[Records with drawing code]
>> start
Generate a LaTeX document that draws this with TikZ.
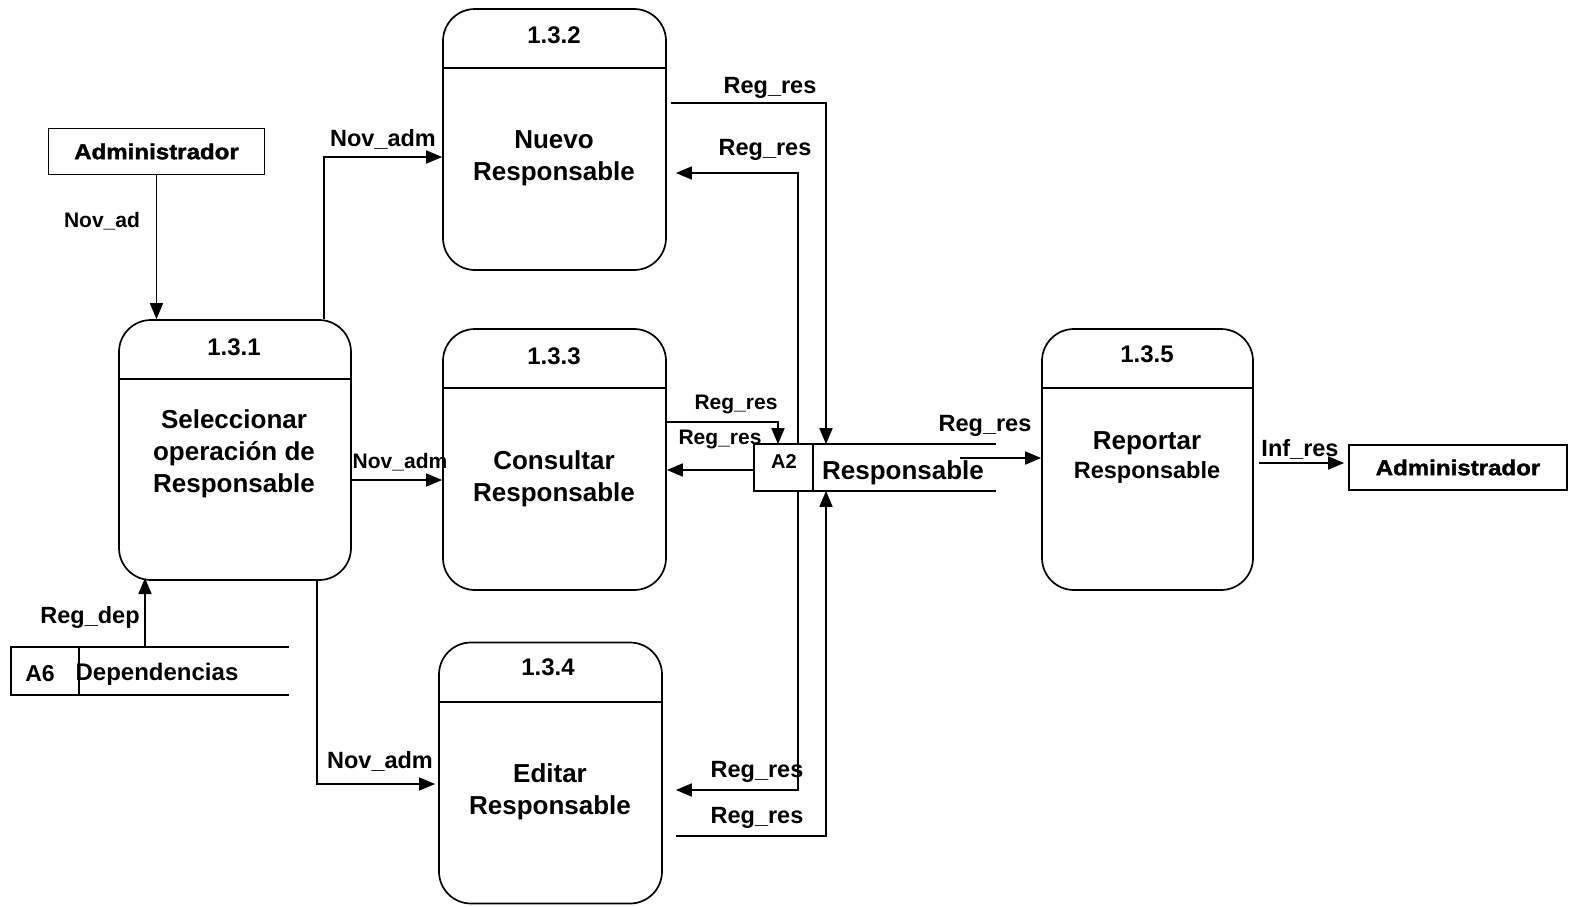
\documentclass[tikz,border=0pt]{standalone}
\usepackage{fontspec}
\setmainfont{Liberation Sans}
\newfontfamily\heavyfont[FakeBold=1.8,FakeStretch=1.12]{Liberation Sans Bold}
\usetikzlibrary{arrows.meta,calc}
\begin{document}
\begin{tikzpicture}[x=1pt,y=-1pt,line width=1.7pt,
  >={Triangle[length=16pt,width=13pt]},
  proc/.style={draw,rounded corners=32pt,inner sep=0pt,minimum width=223pt,minimum height=261pt},
  ent/.style={draw,inner sep=0pt,minimum width=216pt,minimum height=46pt,
    font=\heavyfont\fontsize{21.5}{26}\selectfont},
  ttl/.style={inner sep=0pt,font=\bfseries\fontsize{24}{28}\selectfont},
  body/.style={inner sep=0pt,align=center,yshift=-3pt,font=\bfseries\fontsize{26}{32}\selectfont},
  lbl/.style={inner sep=0pt,yshift=-3pt,font=\bfseries\fontsize{23.5}{28}\selectfont},
  slbl/.style={inner sep=0pt,yshift=-2pt,font=\bfseries\fontsize{21}{24}\selectfont},
  store/.style={inner sep=0pt}]
\useasboundingbox (0,0) rectangle (1572,906);

% processes
\node[proc] (p132) at (554.5,139.5) {};
\node[proc,minimum width=232pt,minimum height=260pt] (p131) at (235,450) {};
\node[proc] (p133) at (554.5,459.5) {};
\node[proc] (p134) at (550.5,773) {};
\node[proc,minimum width=211pt] (p135) at (1147.5,459.5) {};
\foreach \p in {p131,p132,p133,p134,p135}
  \draw ([yshift=-60pt]\p.north west) -- ([yshift=-60pt]\p.north east);

\node[ttl] (t132) at (554,35) {1.3.2};
\node[body] (b132) at (554,155) {Nuevo\\Responsable};
\node[ttl] (t131) at (234,347) {1.3.1};
\node[body] (b131) at (234,451) {Seleccionar\\operación de\\Responsable};
\node[ttl] (t133) at (554,356) {1.3.3};
\node[body] (b133) at (554,476) {Consultar\\Responsable};
\node[ttl] (t134) at (548,667) {1.3.4};
\node[body] (b134) at (550,789) {Editar\\Responsable};
\node[ttl] (t135) at (1147,354) {1.3.5};
\node[body,font=\bfseries\fontsize{26}{30}\selectfont] (b135a) at (1147,440) {Reportar};
\node[body,font=\bfseries\fontsize{23.5}{28}\selectfont] (b135b) at (1147,469) {Responsable};

% external entities
\node[ent] (adm1) at (156.5,151.5) {Administrador};
\node[ent,minimum width=218pt,minimum height=45pt] (adm2) at (1458,467.5) {Administrador};

% data stores
\node[store,minimum width=276pt,minimum height=46pt] (a6) at (150,671) {};
\draw (a6.north east) -- (a6.north west) -- (a6.south west) -- (a6.south east);
\draw (a6.north west -| 79,0) -- (a6.south west -| 79,0);
\node[ttl,yshift=-3pt,font=\bfseries\fontsize{23}{28}\selectfont] (a6id) at (40,671) {A6};
\node[ttl,yshift=-3pt] (a6name) at (157,671) {Dependencias};

\node[store,minimum width=240pt,minimum height=45pt] (a2) at (875,467.5) {};
\draw (a2.north east) -- (a2.north west) -- (a2.south west) -- (a2.south east);
\draw (a2.north west -| 813,0) -- (a2.south west -| 813,0);
\node[ttl,yshift=-1pt,font=\bfseries\fontsize{20}{24}\selectfont] (a2id) at (784,461) {A2};
\node[body] (a2name) at (903,470) {Responsable};

% flows from the administrator and the dependencies store
\draw[->] (adm1.south) -- (adm1.south |- p131.north);
\node[slbl] at (102,219) {Nov\_ad};
\draw[->] (a6.north -| 145,0) -- (145,578);
\node[lbl] at (90,614) {Reg\_dep};

% flows leaving 1.3.1
\draw[->] (p131.north -| 324,0) -- (324,157) -- (p132.west |- 0,157);
\node[lbl] at (383,136) {Nov\_adm};
\draw[->] (p131.east |- 0,480) -- (p133.west |- 0,480);
\node[slbl] at (400,460) {Nov\_adm};
\draw[->] (p131.south -| 317,0) -- (317,784) -- ([xshift=-3pt]p134.west |- 0,784);
\node[lbl] at (380,758) {Nov\_adm};

% flows between the processes and store A2
\draw[->] ([xshift=4pt]p132.east |- 0,103) -- (826,103) -- (a2.north -| 826,0);
\node[lbl] at (770,85) {Reg\_res};
\draw[->] (a2.north -| 798,0) -- (798,173) -- ([xshift=9pt]p132.east |- 0,173);
\node[lbl] at (765,147) {Reg\_res};
\draw[->] (p133.east |- 0,422) -- (778,422) -- (a2.north -| 778,0);
\node[slbl] at (736,402) {Reg\_res};
\draw[->] (a2.west |- 0,470) -- (p133.east |- 0,470);
\node[slbl] at (720,437) {Reg\_res};
\draw[->] (a2.south -| 798,0) -- (798,790) -- ([xshift=13pt]p134.east |- 0,790);
\node[lbl] at (757,769) {Reg\_res};
\draw[->] ([xshift=13pt]p134.east |- 0,836) -- (826,836) -- (a2.south -| 826,0);
\node[lbl] at (757,815) {Reg\_res};
\draw[->] (960,458) -- (p135.west |- 0,458);
\node[lbl] at (985,423) {Reg\_res};

% report to the administrator
\draw[->] ([xshift=5pt]p135.east |- 0,463) -- ([xshift=-4pt]adm2.west |- 0,463);
\node[lbl] at (1300,446) {Inf\_res};
\end{tikzpicture}
\end{document}
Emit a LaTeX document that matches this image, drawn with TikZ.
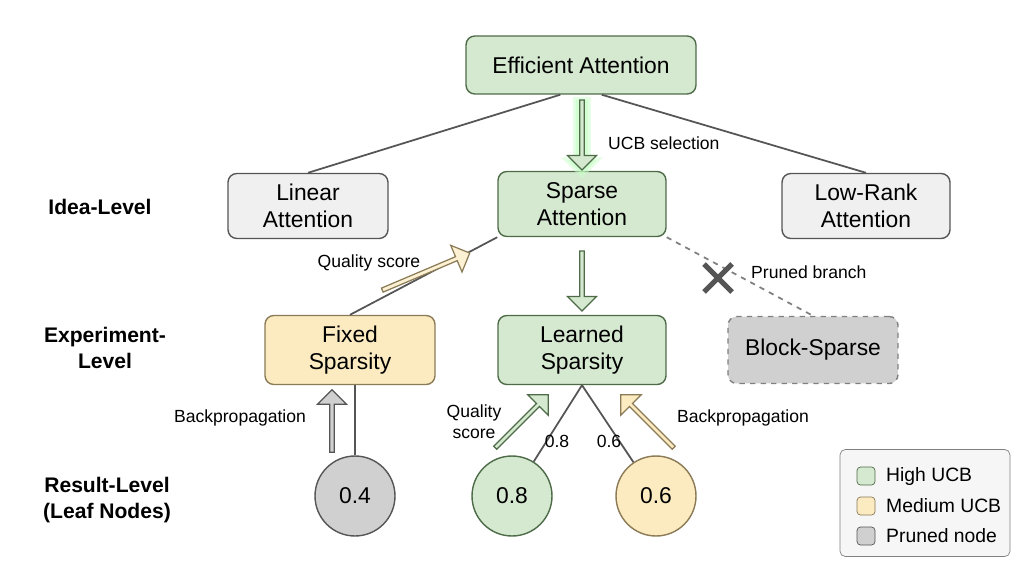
\documentclass[tikz,border=0pt]{standalone}
\usepackage{fontspec}
\setmainfont{Liberation Sans}
\usetikzlibrary{shapes.arrows,arrows.meta}
\definecolor{gfill}{HTML}{D5E8D0}
\definecolor{gdraw}{HTML}{4E6B48}
\definecolor{yfill}{HTML}{FCEBC0}
\definecolor{ydraw}{HTML}{8A7A55}
\definecolor{lgray}{HTML}{F0F0F0}
\definecolor{mgray}{HTML}{D0D0D0}
\definecolor{edge}{HTML}{555555}
\tikzset{
 px/.style={x=0.02cm,y=-0.02cm},
 box/.style={draw=edge,rounded corners=5pt,line width=0.8pt,minimum width=3.36cm,minimum height=1.3cm,align=center,font=\fontsize{13}{15}\selectfont,inner sep=2pt},
 gbox/.style={box,fill=gfill,draw=gdraw},
 ybox/.style={box,fill=yfill,draw=ydraw},
 wbox/.style={box,fill=lgray},
 pbox/.style={box,fill=mgray,dashed,draw=gray},
 leaf/.style={circle,draw=edge,line width=0.8pt,minimum size=1.6cm,font=\fontsize{13}{15}\selectfont},
 lvl/.style={font=\bfseries\fontsize{12}{15}\selectfont,align=center},
 lab/.style={font=\fontsize{10}{12}\selectfont},
 conn/.style={draw=edge,line width=1pt},
 fat/.style={single arrow,draw,line width=0.7pt,inner sep=0pt,minimum width=0.58cm,single arrow head extend=0.07cm,single arrow tip angle=90},
}
\begin{document}
\begin{tikzpicture}[px]
\useasboundingbox (0,0) rectangle (1024,571);
\node[gbox,minimum width=4.6cm,minimum height=1.16cm] (eff) at (581,65) {Efficient Attention};
\node[wbox,minimum width=3.2cm] (lin) at (308,206) {Linear\\Attention};
\node[gbox] (spa) at (582,204) {Sparse\\Attention};
\node[wbox] (low) at (866,206) {Low-Rank\\Attention};
\node[ybox,minimum width=3.4cm,minimum height=1.38cm] (fix) at (350,350) {Fixed\\Sparsity};
\node[gbox,minimum height=1.38cm] (lea) at (582,350) {Learned\\Sparsity};
\node[pbox,minimum width=3.4cm,minimum height=1.34cm] (blk) at (813,350) {Block-Sparse};
\node[leaf,fill=mgray] (c4) at (355,496) {0.4};
\node[leaf,fill=gfill,draw=gdraw] (c8) at (512,496) {0.8};
\node[leaf,fill=yfill,draw=ydraw] (c6) at (656,496) {0.6};
\node[lvl] at (100,207) {Idea-Level};
\node[lvl] at (105,348) {Experiment-\\Level};
\node[lvl] at (107,500) {Result-Level\\(Leaf Nodes)};
% connectors
\draw[conn] (eff.south west)++(95,0) coordinate (e1) -- (lin.north);
\draw[conn] (eff.south east)++(-95,0) coordinate (e2) -- (low.north);
\draw[conn] (spa.south west) -- (fix.north);
\draw[conn,dashed,draw=gray] (spa.south east) -- (blk.north);
\draw[conn] (lea.south) -- (c8);
\draw[conn] (lea.south) -- (c6);
\draw[conn] (c4.north) -- (fix.south -| c4.north);
% fat arrows
\node[fat,minimum height=1.5cm,rotate=-90,fill=green!30,draw=green!20,line width=3pt,opacity=0.5] at (582,134) {};
\node[fat,minimum height=1.4cm,rotate=-90,fill=gfill,draw=gdraw] (a1) at (582,134) {};
\node[lab,anchor=west] at (602,143) {UCB selection};
\node[fat,minimum height=1.2cm,rotate=-90,fill=gfill,draw=gdraw] (a2) at (582,280) {};
\node[fat,minimum height=1.9cm,rotate=23,fill=yfill!70,draw=ydraw] (a3) at (425,272) {};
\node[lab] at (369,263) {Quality score};
\node[fat,minimum height=1.25cm,rotate=90,fill=mgray,draw=edge] (a4) at (332,422) {};
\node[lab] at (240,418) {Backpropagation};
\node[fat,minimum height=1.5cm,rotate=45,fill=gfill,draw=gdraw] (a5) at (521,422) {};
\node[lab,align=center] at (474,422) {Quality\\score};
\node[fat,minimum height=1.5cm,rotate=135,fill=yfill,draw=ydraw] (a6) at (648,422) {};
\node[lab] at (743,418) {Backpropagation};
\node[lab] at (557,441) {0.8};
\node[lab] at (609,441) {0.6};
% pruned mark
\draw[edge,line width=3pt] (704,264) -- (732,292) (732,264) -- (704,292);
\node[lab,anchor=west] at (745,272) {Pruned branch};
% legend
\node[draw=gray,fill=lgray!60,rounded corners=3pt,minimum width=3.4cm,minimum height=2.14cm] (leg) at (925,503) {};
\foreach \y/\c/\d/\t in {476/gfill/gdraw/High UCB,506/yfill/ydraw/Medium UCB,536/mgray/edge/Pruned node}{
 \node[draw=\d,fill=\c,rounded corners=2pt,minimum size=0.36cm,inner sep=0] at (866,\y) {};
 \node[lab,anchor=west,font=\fontsize{11}{13}\selectfont] at (880,\y) {\t};
}
\end{tikzpicture}
\end{document}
>> end
Copy each line of the listing in which the word "LaTeX" can be found.

The reply -
Generate a LaTeX document that draws this with TikZ.
Emit a LaTeX document that matches this image, drawn with TikZ.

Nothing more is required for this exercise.